┏━━

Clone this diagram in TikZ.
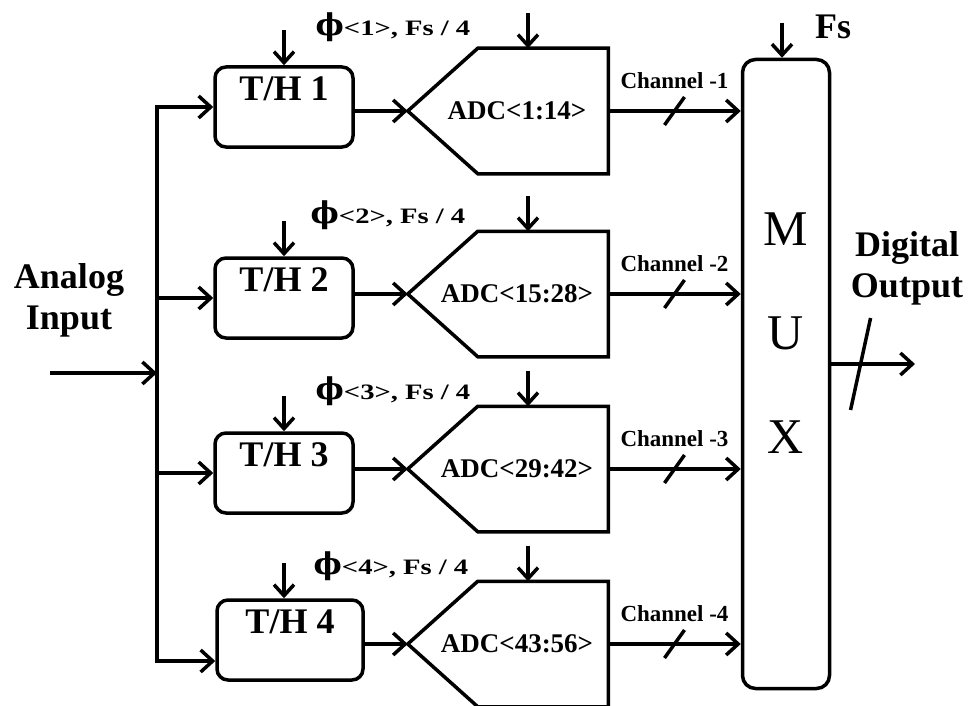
\documentclass[tikz,border=0pt]{standalone}
\usepackage{fontspec}
\setmainfont{Liberation Serif}
\newfontfamily\widefont[FakeStretch=1.3]{Liberation Serif}
\newfontfamily\phifont{DejaVu Serif}
\usetikzlibrary{arrows.meta, positioning}
\tikzset{
    diagram/.style={x=1pt, y=-1pt, line width=3.5pt},
    th box/.style={draw, rounded corners=11pt, inner sep=0pt,
        minimum width=138pt, minimum height=80pt},
    th label/.style={font=\fontsize{36}{40}\selectfont\bfseries,
        anchor=north, inner sep=0pt, yshift=-10pt},
    adc box/.style={inner sep=0pt, minimum width=197pt, minimum height=122pt,
        font=\fontsize{27}{30}\selectfont\bfseries,
        execute at begin node=\hspace*{18pt}},
    adc line/.style={line join=miter},
    mux box/.style={draw, rounded corners=13pt, minimum width=87pt, minimum height=629pt},
    mux label/.style={font=\fontsize{50}{104}\selectfont, align=center, yshift=41pt},
    sig arrow/.style={-{Straight Barb[length=12pt, width=22pt]}},
    clk arrow/.style={-{Straight Barb[length=11pt, width=20pt]}},
    slash/.style={line width=3.5pt},
    chan label/.style={font=\fontsize{23}{26}\selectfont\bfseries, inner sep=0pt},
    phase label/.style={font=\widefont\fontsize{22}{24}\selectfont\bfseries, inner sep=0pt},
    io label/.style={font=\fontsize{36}{41}\selectfont\bfseries, align=center, inner sep=0pt},
}
\newcommand{\adcoutline}[1]{%
  \draw[adc line] (#1.west) -- ([xshift=70pt]#1.north west) -- (#1.north east)
    -- (#1.south east) -- ([xshift=70pt]#1.south west) -- cycle;}
\newcommand{\phasesym}{{\phifont\fontsize{30}{30}\selectfont ϕ}}

\begin{document}
\begin{tikzpicture}[diagram]
  \useasboundingbox (0,0) rectangle (971,706);
  % track and hold stages
  \node[th box, label={[th label]north:T/H 1}] (th1) at (284,107) {};
  \node[th box, label={[th label]north:T/H 2}] (th2) at (284,298) {};
  \node[th box, label={[th label]north:T/H 3}] (th3) at (284,473) {};
  \node[th box, minimum width=146pt, label={[th label]north:T/H 4}] (th4) at (290,640) {};
  % sub ADCs
  \node[adc box] (adc1) at (508,111) {ADC<1:14>};
  \node[adc box] (adc2) at (508,294) {ADC<15:28>};
  \node[adc box] (adc3) at (508,469) {ADC<29:42>};
  \node[adc box] (adc4) at (508,644) {ADC<43:56>};
  \adcoutline{adc1}
  \adcoutline{adc2}
  \adcoutline{adc3}
  \adcoutline{adc4}
  \node[mux box, label={[mux label]center:M\\U\\X}] (mux) at (786,374) {};
  % clocks
  \node[phase label] (ph1) at ([xshift=109pt, yshift=38pt]th1.north) {\phasesym<1>, Fs / 4};
  \node[phase label] (ph2) at ([xshift=104pt, yshift=41pt]th2.north) {\phasesym<2>, Fs / 4};
  \node[phase label] (ph3) at ([xshift=109pt, yshift=40pt]th3.north) {\phasesym<3>, Fs / 4};
  \node[phase label] (ph4) at ([xshift=101pt, yshift=32pt]th4.north) {\phasesym<4>, Fs / 4};
  \draw[clk arrow] ([yshift=35pt]th1.north) -- (th1.north);
  \draw[clk arrow] ([yshift=35pt]th2.north) -- (th2.north);
  \draw[clk arrow] ([yshift=35pt]th3.north) -- (th3.north);
  \draw[clk arrow] ([xshift=-6pt, yshift=35pt]th4.north) -- ([xshift=-6pt]th4.north);
  \draw[clk arrow] ([xshift=20pt, yshift=35pt]adc1.north) -- ([xshift=20pt]adc1.north);
  \draw[clk arrow] ([xshift=20pt, yshift=35pt]adc2.north) -- ([xshift=20pt]adc2.north);
  \draw[clk arrow] ([xshift=20pt, yshift=35pt]adc3.north) -- ([xshift=20pt]adc3.north);
  \draw[clk arrow] ([xshift=20pt, yshift=35pt]adc4.north) -- ([xshift=20pt]adc4.north);
  \draw[clk arrow] ([xshift=-4pt, yshift=35pt]mux.north) -- ([xshift=-4pt]mux.north);
  \node[io label] (fs) at (833,27) {Fs};
  % analog input bus
  \node[io label] (ain label) at (69,300) {Analog\\Input};
  \coordinate (ain) at (50,373);
  \coordinate (bus) at (157,373);
  \draw[sig arrow] (ain) -- (bus);
  \draw[sig arrow] (bus) |- (th1.west);
  \draw[sig arrow] (bus |- th2.west) -- (th2.west);
  \draw[sig arrow] (bus |- th3.west) -- (th3.west);
  \draw[sig arrow] (bus) |- ([yshift=-21pt]th4.west);
  % T/H to ADC
  \draw[sig arrow] (th1.east |- adc1.west) -- (adc1.west);
  \draw[sig arrow] (th2.east |- adc2.west) -- (adc2.west);
  \draw[sig arrow] (th3.east |- adc3.west) -- (adc3.west);
  \draw[sig arrow] (th4.east |- adc4.west) -- (adc4.west);
  % channels
  \draw[sig arrow] (adc1.east) -- coordinate (s1) node[chan label, above=21pt] {Channel -1} (adc1.east -| mux.west);
  \draw[sig arrow] (adc2.east) -- coordinate (s2) node[chan label, above=21pt] {Channel -2} (adc2.east -| mux.west);
  \draw[sig arrow] (adc3.east) -- coordinate (s3) node[chan label, above=21pt] {Channel -3} (adc3.east -| mux.west);
  \draw[sig arrow] (adc4.east) -- coordinate (s4) node[chan label, above=21pt] {Channel -4} (adc4.east -| mux.west);
  \draw[slash] ([shift={(-10pt,-14pt)}]s1) -- ([shift={(10pt,14pt)}]s1);
  \draw[slash] ([shift={(-10pt,-14pt)}]s2) -- ([shift={(10pt,14pt)}]s2);
  \draw[slash] ([shift={(-10pt,-14pt)}]s3) -- ([shift={(10pt,14pt)}]s3);
  \draw[slash] ([shift={(-10pt,-14pt)}]s4) -- ([shift={(10pt,14pt)}]s4);
  % digital output
  \node[io label] (dout label) at (907,268) {Digital\\Output};
  \coordinate (dout) at (915,364);
  \draw[sig arrow] (mux.east |- dout) -- coordinate[pos=0.35] (s5) (dout);
  \draw[slash] ([shift={(-10pt,-46pt)}]s5) -- ([shift={(10pt,46pt)}]s5);
\end{tikzpicture}
\end{document}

┗━━

*Stated task:* Copy the whole listing above word for word but do not carry over the pictures.

*Task output:*
Clone this diagram in TikZ.
\documentclass[tikz,border=0pt]{standalone}
\usepackage{fontspec}
\setmainfont{Liberation Serif}
\newfontfamily\widefont[FakeStretch=1.3]{Liberation Serif}
\newfontfamily\phifont{DejaVu Serif}
\usetikzlibrary{arrows.meta, positioning}
\tikzset{
    diagram/.style={x=1pt, y=-1pt, line width=3.5pt},
    th box/.style={draw, rounded corners=11pt, inner sep=0pt,
        minimum width=138pt, minimum height=80pt},
    th label/.style={font=\fontsize{36}{40}\selectfont\bfseries,
        anchor=north, inner sep=0pt, yshift=-10pt},
    adc box/.style={inner sep=0pt, minimum width=197pt, minimum height=122pt,
        font=\fontsize{27}{30}\selectfont\bfseries,
        execute at begin node=\hspace*{18pt}},
    adc line/.style={line join=miter},
    mux box/.style={draw, rounded corners=13pt, minimum width=87pt, minimum height=629pt},
    mux label/.style={font=\fontsize{50}{104}\selectfont, align=center, yshift=41pt},
    sig arrow/.style={-{Straight Barb[length=12pt, width=22pt]}},
    clk arrow/.style={-{Straight Barb[length=11pt, width=20pt]}},
    slash/.style={line width=3.5pt},
    chan label/.style={font=\fontsize{23}{26}\selectfont\bfseries, inner sep=0pt},
    phase label/.style={font=\widefont\fontsize{22}{24}\selectfont\bfseries, inner sep=0pt},
    io label/.style={font=\fontsize{36}{41}\selectfont\bfseries, align=center, inner sep=0pt},
}
\newcommand{\adcoutline}[1]{%
  \draw[adc line] (#1.west) -- ([xshift=70pt]#1.north west) -- (#1.north east)
    -- (#1.south east) -- ([xshift=70pt]#1.south west) -- cycle;}
\newcommand{\phasesym}{{\phifont\fontsize{30}{30}\selectfont ϕ}}

\begin{document}
\begin{tikzpicture}[diagram]
  \useasboundingbox (0,0) rectangle (971,706);
  % track and hold stages
  \node[th box, label={[th label]north:T/H 1}] (th1) at (284,107) {};
  \node[th box, label={[th label]north:T/H 2}] (th2) at (284,298) {};
  \node[th box, label={[th label]north:T/H 3}] (th3) at (284,473) {};
  \node[th box, minimum width=146pt, label={[th label]north:T/H 4}] (th4) at (290,640) {};
  % sub ADCs
  \node[adc box] (adc1) at (508,111) {ADC<1:14>};
  \node[adc box] (adc2) at (508,294) {ADC<15:28>};
  \node[adc box] (adc3) at (508,469) {ADC<29:42>};
  \node[adc box] (adc4) at (508,644) {ADC<43:56>};
  \adcoutline{adc1}
  \adcoutline{adc2}
  \adcoutline{adc3}
  \adcoutline{adc4}
  \node[mux box, label={[mux label]center:M\\U\\X}] (mux) at (786,374) {};
  % clocks
  \node[phase label] (ph1) at ([xshift=109pt, yshift=38pt]th1.north) {\phasesym<1>, Fs / 4};
  \node[phase label] (ph2) at ([xshift=104pt, yshift=41pt]th2.north) {\phasesym<2>, Fs / 4};
  \node[phase label] (ph3) at ([xshift=109pt, yshift=40pt]th3.north) {\phasesym<3>, Fs / 4};
  \node[phase label] (ph4) at ([xshift=101pt, yshift=32pt]th4.north) {\phasesym<4>, Fs / 4};
  \draw[clk arrow] ([yshift=35pt]th1.north) -- (th1.north);
  \draw[clk arrow] ([yshift=35pt]th2.north) -- (th2.north);
  \draw[clk arrow] ([yshift=35pt]th3.north) -- (th3.north);
  \draw[clk arrow] ([xshift=-6pt, yshift=35pt]th4.north) -- ([xshift=-6pt]th4.north);
  \draw[clk arrow] ([xshift=20pt, yshift=35pt]adc1.north) -- ([xshift=20pt]adc1.north);
  \draw[clk arrow] ([xshift=20pt, yshift=35pt]adc2.north) -- ([xshift=20pt]adc2.north);
  \draw[clk arrow] ([xshift=20pt, yshift=35pt]adc3.north) -- ([xshift=20pt]adc3.north);
  \draw[clk arrow] ([xshift=20pt, yshift=35pt]adc4.north) -- ([xshift=20pt]adc4.north);
  \draw[clk arrow] ([xshift=-4pt, yshift=35pt]mux.north) -- ([xshift=-4pt]mux.north);
  \node[io label] (fs) at (833,27) {Fs};
  % analog input bus
  \node[io label] (ain label) at (69,300) {Analog\\Input};
  \coordinate (ain) at (50,373);
  \coordinate (bus) at (157,373);
  \draw[sig arrow] (ain) -- (bus);
  \draw[sig arrow] (bus) |- (th1.west);
  \draw[sig arrow] (bus |- th2.west) -- (th2.west);
  \draw[sig arrow] (bus |- th3.west) -- (th3.west);
  \draw[sig arrow] (bus) |- ([yshift=-21pt]th4.west);
  % T/H to ADC
  \draw[sig arrow] (th1.east |- adc1.west) -- (adc1.west);
  \draw[sig arrow] (th2.east |- adc2.west) -- (adc2.west);
  \draw[sig arrow] (th3.east |- adc3.west) -- (adc3.west);
  \draw[sig arrow] (th4.east |- adc4.west) -- (adc4.west);
  % channels
  \draw[sig arrow] (adc1.east) -- coordinate (s1) node[chan label, above=21pt] {Channel -1} (adc1.east -| mux.west);
  \draw[sig arrow] (adc2.east) -- coordinate (s2) node[chan label, above=21pt] {Channel -2} (adc2.east -| mux.west);
  \draw[sig arrow] (adc3.east) -- coordinate (s3) node[chan label, above=21pt] {Channel -3} (adc3.east -| mux.west);
  \draw[sig arrow] (adc4.east) -- coordinate (s4) node[chan label, above=21pt] {Channel -4} (adc4.east -| mux.west);
  \draw[slash] ([shift={(-10pt,-14pt)}]s1) -- ([shift={(10pt,14pt)}]s1);
  \draw[slash] ([shift={(-10pt,-14pt)}]s2) -- ([shift={(10pt,14pt)}]s2);
  \draw[slash] ([shift={(-10pt,-14pt)}]s3) -- ([shift={(10pt,14pt)}]s3);
  \draw[slash] ([shift={(-10pt,-14pt)}]s4) -- ([shift={(10pt,14pt)}]s4);
  % digital output
  \node[io label] (dout label) at (907,268) {Digital\\Output};
  \coordinate (dout) at (915,364);
  \draw[sig arrow] (mux.east |- dout) -- coordinate[pos=0.35] (s5) (dout);
  \draw[slash] ([shift={(-10pt,-46pt)}]s5) -- ([shift={(10pt,46pt)}]s5);
\end{tikzpicture}
\end{document}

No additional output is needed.